Having Freeze and Thaw events as part of the VSS model means:
Handling the Freeze event means that those who are developing writers must have a clearly delineated point in the backup cycle where they ensure that all write operations to the disk are stopped and that files are in a well-defined state for backup.
Handling the Thaw event provides the mechanism for writers to resume writes to the disk and clean up any temporary files or other temporary state information that were created in association with the shadow copy.
The default window between the Freeze and Thaw events is short (typically 60 seconds); therefore, actual interruption of any service that a writer provides can be minimized.
Handling of other events (such as PrepareForSnapshot) preceding and following the Freeze and Thaw events, respectively, provides the necessary flexibility to allow writers to complete complicated operations to support shadow copies.
How can you tell that this issue is affecting you? If you have application side behavior that correspond to the events 2001 and 2003 then it’s time to do some performance logging on your domain controllers and look for performance bottlenecks. Server Performance Advisor or the Perfmon AD Data Collector in Server 2008 tests ran during the backup are also a good tool for getting a handle on what is going on.
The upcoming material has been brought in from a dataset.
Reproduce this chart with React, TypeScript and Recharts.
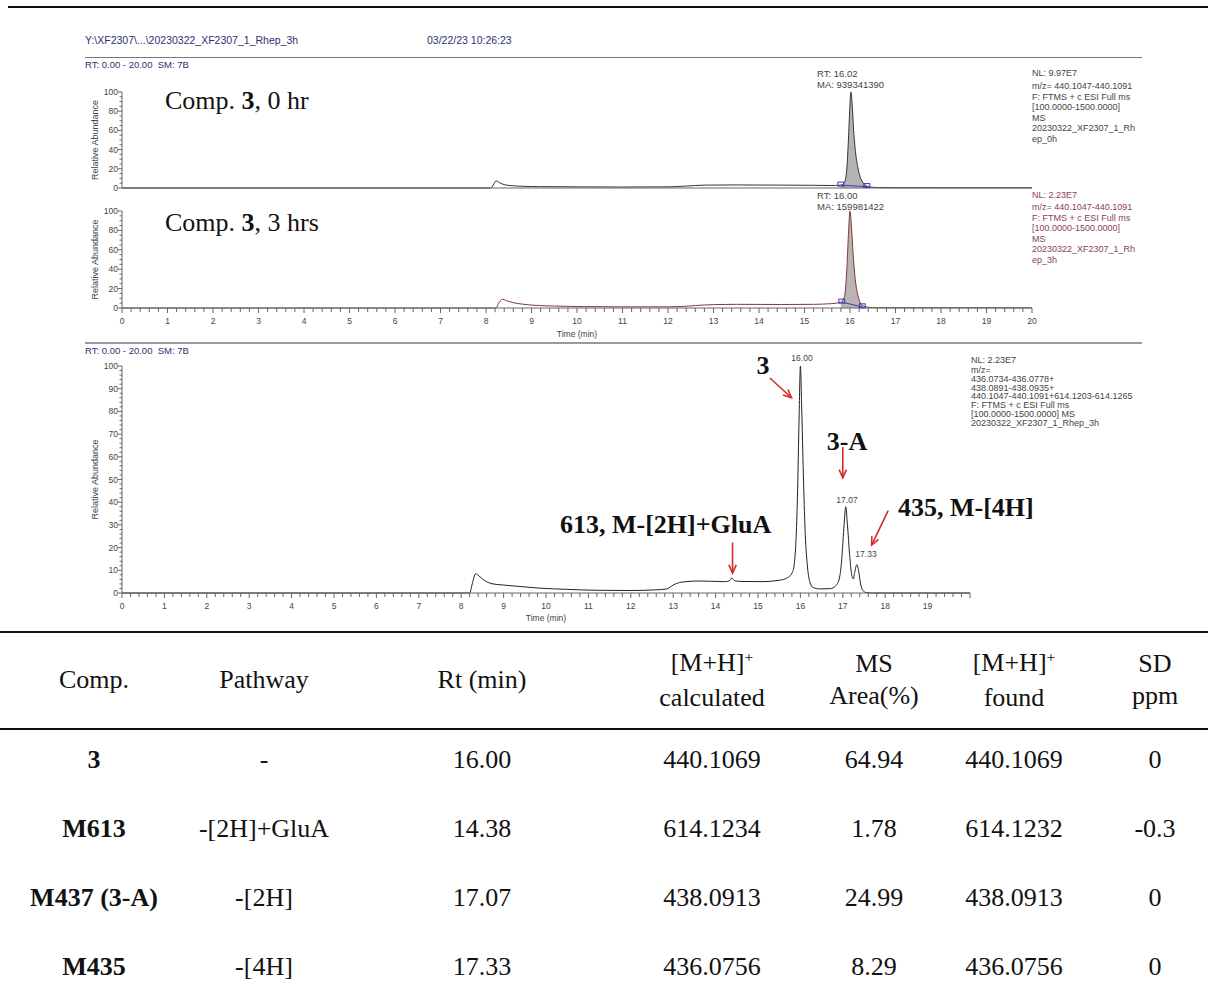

What can you do if you have verified that you are seeing this unusual issue? Here’s what I would recommend:
· Alter the application behavior to better accommodate an occasional delay in server responses from DC.
· Consider moving to x64 platform for the DCs, with more RAM and augmented by more robust drives and network devices. This should make the VSS freeze and thaw intervals even less perceptible.
· Decrease the frequency of the backups for those domain controllers only as a last resort.
Hopefully this helps in another less common scenario and gives a better understanding of how things work under the hood in AD.